STANTON, Calif. — Jan Cooper could see the would-be burglar’s dark silhouette through a crack in the vertical blinds as he tried to slide open her porch door.
The 72-year-old Southern California woman had been on the phone for almost eight minutes with the 911 operator, who told her deputies were almost there — but Cooper realized there wasn’t time.
“I’m firing!” Cooper shouted to the dispatcher as she pulled the trigger on her .357 Magnum Smith & Wesson revolver.
The single shot passed through the gap in the door, leaving a mark and passing just inches from the shocked suspect’s head.
Cooper then cursed at the suspect, shouting at him to “back up.”
“You’d better get the police here. I don’t know whether I hit him or not. I’m not sure,” she tells the dispatcher in the dramatic 911 call.
“He’s standing at my door, my back door. He’s in my yard.”
The suspect was not hit and Brandon Alexander Perez, 31, was arrested a short while later by responding deputies, who heard the gunshot, said Jim Amormino, spokesman for the Orange County Sheriff’s Department.
Perez pleaded not guilty to a burglary charge. Paul Rogers, his public defender, did not immediately return a call Wednesday.
Cooper’s gun, which she has owned for about 20 years, was legally purchased and properly registered, Amormino said.
On Tuesday, Cooper relived those terrifying moments at a news conference called by sheriff’s officials, who played the 911 tape.
Cooper was accompanied by her husband, a World War II veteran who will be 86 next week.

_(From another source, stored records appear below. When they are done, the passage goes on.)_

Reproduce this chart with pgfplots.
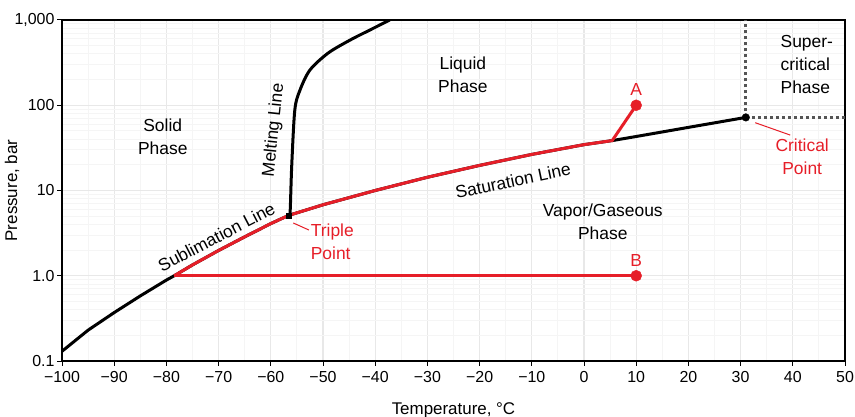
\documentclass[border=0pt]{standalone}
\usepackage{pgfplots}
\pgfplotsset{compat=1.18}
\usepackage{fontspec}
\setmainfont{Liberation Sans}
\definecolor{cred}{RGB}{230,30,40}
\definecolor{cdash}{RGB}{85,85,85}
\tikzset{lbl/.style={font=\fontsize{17.5}{23}\selectfont, align=center}}

\begin{document}
\begin{tikzpicture}
\begin{axis}[
  name=ax,
  scale only axis,
  width=783bp, height=341bp,
  xmin=-100, xmax=50,
  ymode=log, ymin=0.1, ymax=1000,
  xtick={-100,-90,...,50},
  xticklabels={−100,−90,−80,−70,−60,−50,−40,−30,−20,−10,0,10,20,30,40,50},
  ytick={0.1,1,10,100,1000},
  yticklabels={0.1,1.0,10,100,{1,000}},
  minor x tick num=1,
  grid=both,
  major grid style={gray!18, line width=1.2pt},
  minor grid style={gray!8, line width=1pt},
  tick align=outside,
  tick pos=left,
  major tick length=5bp,
  minor tick length=0pt,
  tick style={black, line width=1pt},
  axis line style={line width=1.1pt},
  ticklabel style={font=\fontsize{16}{19}\selectfont},
  xticklabel style={yshift=-2bp},
  yticklabel style={xshift=1bp},
  xlabel={Temperature, °C},
  ylabel={Pressure, bar},
  every axis x label/.style={at={(axis description cs:0.5,-0.1437)}, anchor=center, font=\fontsize{17}{20}\selectfont},
  every axis y label/.style={at={(axis description cs:-0.0639,0.5)}, anchor=center, rotate=90, font=\fontsize{17}{20}\selectfont},
]
% sublimation line
\addplot[black, line width=3bp] coordinates {
  (-100,0.13)(-95,0.23)(-90,0.37)(-85,0.58)(-80,0.89)(-78.5,1.0)(-75,1.34)(-70,1.98)(-65,2.86)(-60,4.09)(-56.6,5.1)};
% saturation line
\addplot[black, line width=3bp] coordinates {
  (-56.6,5.1)(-50,6.8)(-40,10.0)(-30,14.3)(-20,19.7)(-10,26.5)(0,34.5)(5.4,38.5)(10,43)(20,55)(31,72)};
% melting line
\addplot[black, line width=3bp, smooth] coordinates {
  (-56.6,5.1)(-56.3,5.6)(-56,19)(-55.4,88)(-54.4,151)(-52.5,259)(-49,410)(-44.8,582)(-41,764)(-37.2,1000)};
% supercritical boundaries
\addplot[cdash, line width=3bp, dash pattern=on 3.5bp off 2.5bp] coordinates {(31,72)(31,1000)};
\addplot[cdash, line width=3bp, dash pattern=on 3.5bp off 2.5bp] coordinates {(31,72)(50,72)};
% red paths
\addplot[cred, line width=3bp] coordinates {
  (-78.5,1.0)(-75,1.34)(-70,1.98)(-65,2.86)(-60,4.09)(-56.6,5.1)(-50,6.8)(-40,10.0)(-30,14.3)(-20,19.7)(-10,26.5)(0,34.5)(5.4,38.5)(10,100)};
\addplot[cred, line width=3bp] coordinates {(-78.5,1.0)(10,1.0)};
\addplot[cred, only marks, mark=*, mark size=5.5bp] coordinates {(10,100)(10,1.0)};
\addplot[black, only marks, mark=*, mark size=3.8bp] coordinates {(31,72)};
\addplot[black, only marks, mark=square*, mark size=2.5bp] coordinates {(-56.6,5.1)};

\node[lbl] at (axis cs:-80.7,42.5) {Solid\\Phase};
\node[lbl] at (axis cs:-23.2,226) {Liquid\\Phase};
\node[lbl, align=left, anchor=west] at (axis cs:37.0,300) {Super-\\critical\\Phase};
\node[lbl] at (axis cs:3.6,4.27) {Vapor/Gaseous\\Phase};
\node[lbl, rotate=84] at (axis cs:-59.4,51) {Melting Line};
\node[lbl, rotate=27.5] at (axis cs:-70.4,2.85) {Sublimation Line};
\node[lbl, rotate=11.8] at (axis cs:-13.6,13.0) {Saturation Line};
\node[lbl, text=cred, align=left, anchor=west] at (axis cs:-53.0,2.49) {Triple\\Point};
\node[lbl, text=cred] at (axis cs:41.8,24.7) {Critical\\Point};
\node[lbl, text=cred] at (axis cs:10,153) {A};
\node[lbl, text=cred] at (axis cs:10,1.53) {B};
\draw[cred, line width=1bp] (axis cs:-55.7,4.16) -- (axis cs:-52.7,3.44);
\draw[cred, line width=1bp] (axis cs:32.8,62.4) -- (axis cs:39.5,44.7);
\end{axis}
\pgfresetboundingbox
\path[use as bounding box] ([shift={(-62bp,-56bp)}]ax.south west) rectangle ([shift={(10bp,20bp)}]ax.north east);
\end{tikzpicture}
\end{document}
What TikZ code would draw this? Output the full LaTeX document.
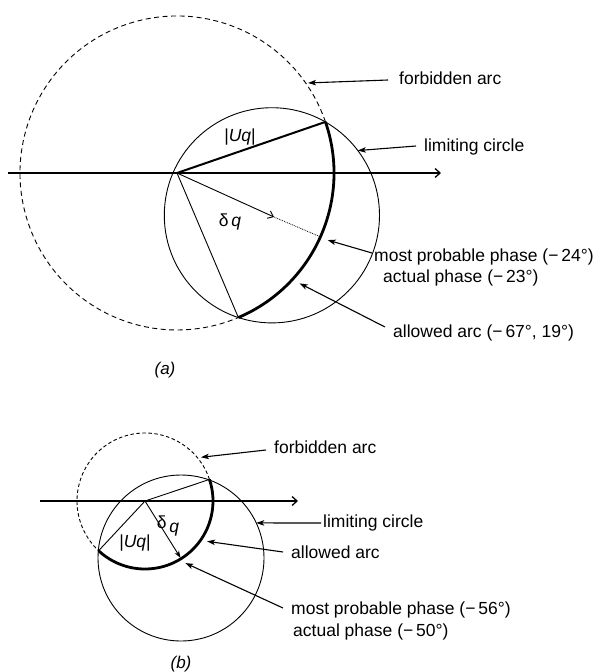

Bob Cooper lied about his age to enlist early and was sent to Europe, he said.
At the news conference, a soft-spoken and composed Cooper said she is amazed by the anger in her voice — and the curse words she let fly — after she fired the shot.
“I am a Christian woman and I’m very proud of it and I don’t curse, but after I shot, rage took hold and I just blasted away,” she said. “And, in fact, afterwards my husband said, ‘I’ve never heard you talk like that!’”
The stunned intruder apologized to Cooper after she fired, she recalled, telling her, “I’m sorry, ma’am. I’m leaving. Please don’t shoot.”
Cooper, a self-described tomboy who has also studied archery and knife-throwing, said she has owned guns since she was a teenager but had never fired at a person.
Her husband, for his part, was unfazed by his wife’s actions.
“I’m not surprised at all, not one bit,” he said, chuckling. “I know her capabilities and what she can do if she has to.”